>>>>

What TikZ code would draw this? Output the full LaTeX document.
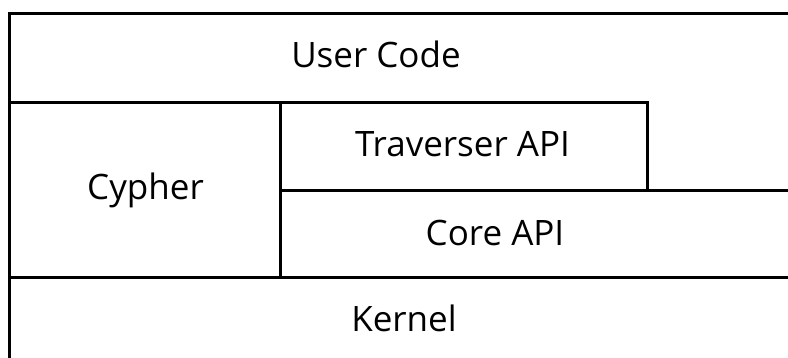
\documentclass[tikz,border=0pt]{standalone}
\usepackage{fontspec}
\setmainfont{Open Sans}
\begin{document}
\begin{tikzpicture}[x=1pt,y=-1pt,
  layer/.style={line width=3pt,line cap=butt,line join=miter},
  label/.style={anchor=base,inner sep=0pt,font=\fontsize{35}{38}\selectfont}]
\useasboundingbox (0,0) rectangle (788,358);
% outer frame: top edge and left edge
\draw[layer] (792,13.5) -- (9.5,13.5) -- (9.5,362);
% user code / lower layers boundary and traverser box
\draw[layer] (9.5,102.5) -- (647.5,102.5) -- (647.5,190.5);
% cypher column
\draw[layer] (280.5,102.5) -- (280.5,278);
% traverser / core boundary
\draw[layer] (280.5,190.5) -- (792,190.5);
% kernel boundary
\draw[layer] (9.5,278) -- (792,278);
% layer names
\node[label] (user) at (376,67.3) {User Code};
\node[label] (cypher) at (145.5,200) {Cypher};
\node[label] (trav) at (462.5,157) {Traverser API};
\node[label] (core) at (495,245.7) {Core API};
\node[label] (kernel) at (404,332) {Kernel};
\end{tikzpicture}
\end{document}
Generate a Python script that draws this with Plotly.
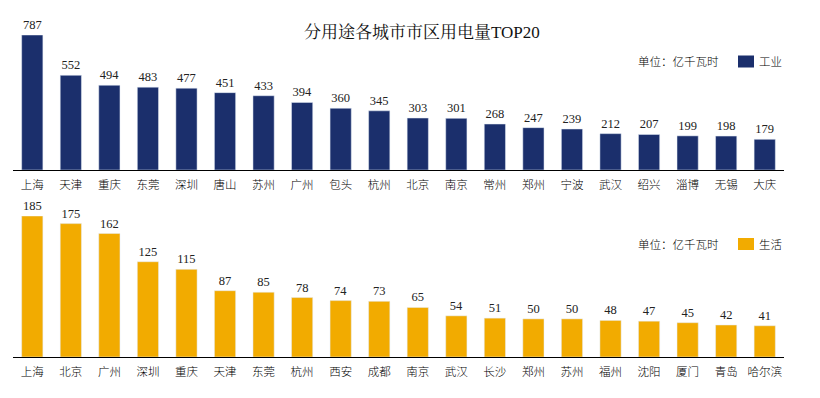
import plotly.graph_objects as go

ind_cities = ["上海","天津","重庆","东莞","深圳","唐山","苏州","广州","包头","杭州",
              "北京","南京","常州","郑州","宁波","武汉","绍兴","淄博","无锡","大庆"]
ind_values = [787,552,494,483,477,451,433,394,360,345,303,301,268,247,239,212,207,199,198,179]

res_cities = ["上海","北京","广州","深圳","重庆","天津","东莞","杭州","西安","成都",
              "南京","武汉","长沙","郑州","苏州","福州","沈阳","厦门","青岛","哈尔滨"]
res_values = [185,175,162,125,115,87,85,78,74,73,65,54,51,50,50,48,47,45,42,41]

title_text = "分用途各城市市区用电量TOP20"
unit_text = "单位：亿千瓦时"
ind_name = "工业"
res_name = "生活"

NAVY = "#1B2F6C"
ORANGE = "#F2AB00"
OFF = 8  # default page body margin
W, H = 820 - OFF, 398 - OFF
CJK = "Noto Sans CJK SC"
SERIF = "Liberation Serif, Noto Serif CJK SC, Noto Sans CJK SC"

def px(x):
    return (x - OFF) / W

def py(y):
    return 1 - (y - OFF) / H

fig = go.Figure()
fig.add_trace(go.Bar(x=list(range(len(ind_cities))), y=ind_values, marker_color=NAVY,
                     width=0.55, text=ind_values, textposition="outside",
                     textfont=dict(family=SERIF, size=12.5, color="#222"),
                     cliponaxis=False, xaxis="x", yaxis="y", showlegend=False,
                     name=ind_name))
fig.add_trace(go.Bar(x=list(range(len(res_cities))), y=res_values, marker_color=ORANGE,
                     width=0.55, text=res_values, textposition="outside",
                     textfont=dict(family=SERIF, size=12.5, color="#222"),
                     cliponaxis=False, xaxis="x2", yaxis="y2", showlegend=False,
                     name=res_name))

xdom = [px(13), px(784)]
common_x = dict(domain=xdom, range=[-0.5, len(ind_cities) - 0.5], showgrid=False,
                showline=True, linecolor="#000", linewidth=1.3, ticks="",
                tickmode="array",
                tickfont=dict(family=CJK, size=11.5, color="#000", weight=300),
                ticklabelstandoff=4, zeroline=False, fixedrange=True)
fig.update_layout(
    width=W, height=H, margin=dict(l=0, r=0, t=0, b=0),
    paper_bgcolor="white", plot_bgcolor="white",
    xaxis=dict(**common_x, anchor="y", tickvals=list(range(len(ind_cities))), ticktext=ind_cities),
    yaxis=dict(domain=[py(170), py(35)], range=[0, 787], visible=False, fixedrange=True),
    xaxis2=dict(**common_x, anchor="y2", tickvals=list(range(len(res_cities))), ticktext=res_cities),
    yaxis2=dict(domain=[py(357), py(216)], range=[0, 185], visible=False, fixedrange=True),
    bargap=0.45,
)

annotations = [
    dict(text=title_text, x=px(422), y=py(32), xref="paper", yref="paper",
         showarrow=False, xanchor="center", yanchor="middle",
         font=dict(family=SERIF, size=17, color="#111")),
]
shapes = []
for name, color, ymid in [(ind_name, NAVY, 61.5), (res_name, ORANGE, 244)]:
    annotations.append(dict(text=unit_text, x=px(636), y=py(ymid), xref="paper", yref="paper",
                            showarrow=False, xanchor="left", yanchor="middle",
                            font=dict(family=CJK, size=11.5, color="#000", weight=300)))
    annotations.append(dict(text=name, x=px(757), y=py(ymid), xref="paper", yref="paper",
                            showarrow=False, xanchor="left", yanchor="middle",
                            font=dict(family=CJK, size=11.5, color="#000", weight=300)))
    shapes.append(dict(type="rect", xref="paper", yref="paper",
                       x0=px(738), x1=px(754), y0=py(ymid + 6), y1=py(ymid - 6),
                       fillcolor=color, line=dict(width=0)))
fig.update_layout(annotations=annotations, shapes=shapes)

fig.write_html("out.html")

<<<<

● Description of the task:
Set down all the entries exactly as they appear, but skip any pictures.

● Final result:
What TikZ code would draw this? Output the full LaTeX document.
\documentclass[tikz,border=0pt]{standalone}
\usepackage{fontspec}
\setmainfont{Open Sans}
\begin{document}
\begin{tikzpicture}[x=1pt,y=-1pt,
  layer/.style={line width=3pt,line cap=butt,line join=miter},
  label/.style={anchor=base,inner sep=0pt,font=\fontsize{35}{38}\selectfont}]
\useasboundingbox (0,0) rectangle (788,358);
% outer frame: top edge and left edge
\draw[layer] (792,13.5) -- (9.5,13.5) -- (9.5,362);
% user code / lower layers boundary and traverser box
\draw[layer] (9.5,102.5) -- (647.5,102.5) -- (647.5,190.5);
% cypher column
\draw[layer] (280.5,102.5) -- (280.5,278);
% traverser / core boundary
\draw[layer] (280.5,190.5) -- (792,190.5);
% kernel boundary
\draw[layer] (9.5,278) -- (792,278);
% layer names
\node[label] (user) at (376,67.3) {User Code};
\node[label] (cypher) at (145.5,200) {Cypher};
\node[label] (trav) at (462.5,157) {Traverser API};
\node[label] (core) at (495,245.7) {Core API};
\node[label] (kernel) at (404,332) {Kernel};
\end{tikzpicture}
\end{document}
Generate a Python script that draws this with Plotly.
import plotly.graph_objects as go

ind_cities = ["上海","天津","重庆","东莞","深圳","唐山","苏州","广州","包头","杭州",
              "北京","南京","常州","郑州","宁波","武汉","绍兴","淄博","无锡","大庆"]
ind_values = [787,552,494,483,477,451,433,394,360,345,303,301,268,247,239,212,207,199,198,179]

res_cities = ["上海","北京","广州","深圳","重庆","天津","东莞","杭州","西安","成都",
              "南京","武汉","长沙","郑州","苏州","福州","沈阳","厦门","青岛","哈尔滨"]
res_values = [185,175,162,125,115,87,85,78,74,73,65,54,51,50,50,48,47,45,42,41]

title_text = "分用途各城市市区用电量TOP20"
unit_text = "单位：亿千瓦时"
ind_name = "工业"
res_name = "生活"

NAVY = "#1B2F6C"
ORANGE = "#F2AB00"
OFF = 8  # default page body margin
W, H = 820 - OFF, 398 - OFF
CJK = "Noto Sans CJK SC"
SERIF = "Liberation Serif, Noto Serif CJK SC, Noto Sans CJK SC"

def px(x):
    return (x - OFF) / W

def py(y):
    return 1 - (y - OFF) / H

fig = go.Figure()
fig.add_trace(go.Bar(x=list(range(len(ind_cities))), y=ind_values, marker_color=NAVY,
                     width=0.55, text=ind_values, textposition="outside",
                     textfont=dict(family=SERIF, size=12.5, color="#222"),
                     cliponaxis=False, xaxis="x", yaxis="y", showlegend=False,
                     name=ind_name))
fig.add_trace(go.Bar(x=list(range(len(res_cities))), y=res_values, marker_color=ORANGE,
                     width=0.55, text=res_values, textposition="outside",
                     textfont=dict(family=SERIF, size=12.5, color="#222"),
                     cliponaxis=False, xaxis="x2", yaxis="y2", showlegend=False,
                     name=res_name))

xdom = [px(13), px(784)]
common_x = dict(domain=xdom, range=[-0.5, len(ind_cities) - 0.5], showgrid=False,
                showline=True, linecolor="#000", linewidth=1.3, ticks="",
                tickmode="array",
                tickfont=dict(family=CJK, size=11.5, color="#000", weight=300),
                ticklabelstandoff=4, zeroline=False, fixedrange=True)
fig.update_layout(
    width=W, height=H, margin=dict(l=0, r=0, t=0, b=0),
    paper_bgcolor="white", plot_bgcolor="white",
    xaxis=dict(**common_x, anchor="y", tickvals=list(range(len(ind_cities))), ticktext=ind_cities),
    yaxis=dict(domain=[py(170), py(35)], range=[0, 787], visible=False, fixedrange=True),
    xaxis2=dict(**common_x, anchor="y2", tickvals=list(range(len(res_cities))), ticktext=res_cities),
    yaxis2=dict(domain=[py(357), py(216)], range=[0, 185], visible=False, fixedrange=True),
    bargap=0.45,
)

annotations = [
    dict(text=title_text, x=px(422), y=py(32), xref="paper", yref="paper",
         showarrow=False, xanchor="center", yanchor="middle",
         font=dict(family=SERIF, size=17, color="#111")),
]
shapes = []
for name, color, ymid in [(ind_name, NAVY, 61.5), (res_name, ORANGE, 244)]:
    annotations.append(dict(text=unit_text, x=px(636), y=py(ymid), xref="paper", yref="paper",
                            showarrow=False, xanchor="left", yanchor="middle",
                            font=dict(family=CJK, size=11.5, color="#000", weight=300)))
    annotations.append(dict(text=name, x=px(757), y=py(ymid), xref="paper", yref="paper",
                            showarrow=False, xanchor="left", yanchor="middle",
                            font=dict(family=CJK, size=11.5, color="#000", weight=300)))
    shapes.append(dict(type="rect", xref="paper", yref="paper",
                       x0=px(738), x1=px(754), y0=py(ymid + 6), y1=py(ymid - 6),
                       fillcolor=color, line=dict(width=0)))
fig.update_layout(annotations=annotations, shapes=shapes)

fig.write_html("out.html")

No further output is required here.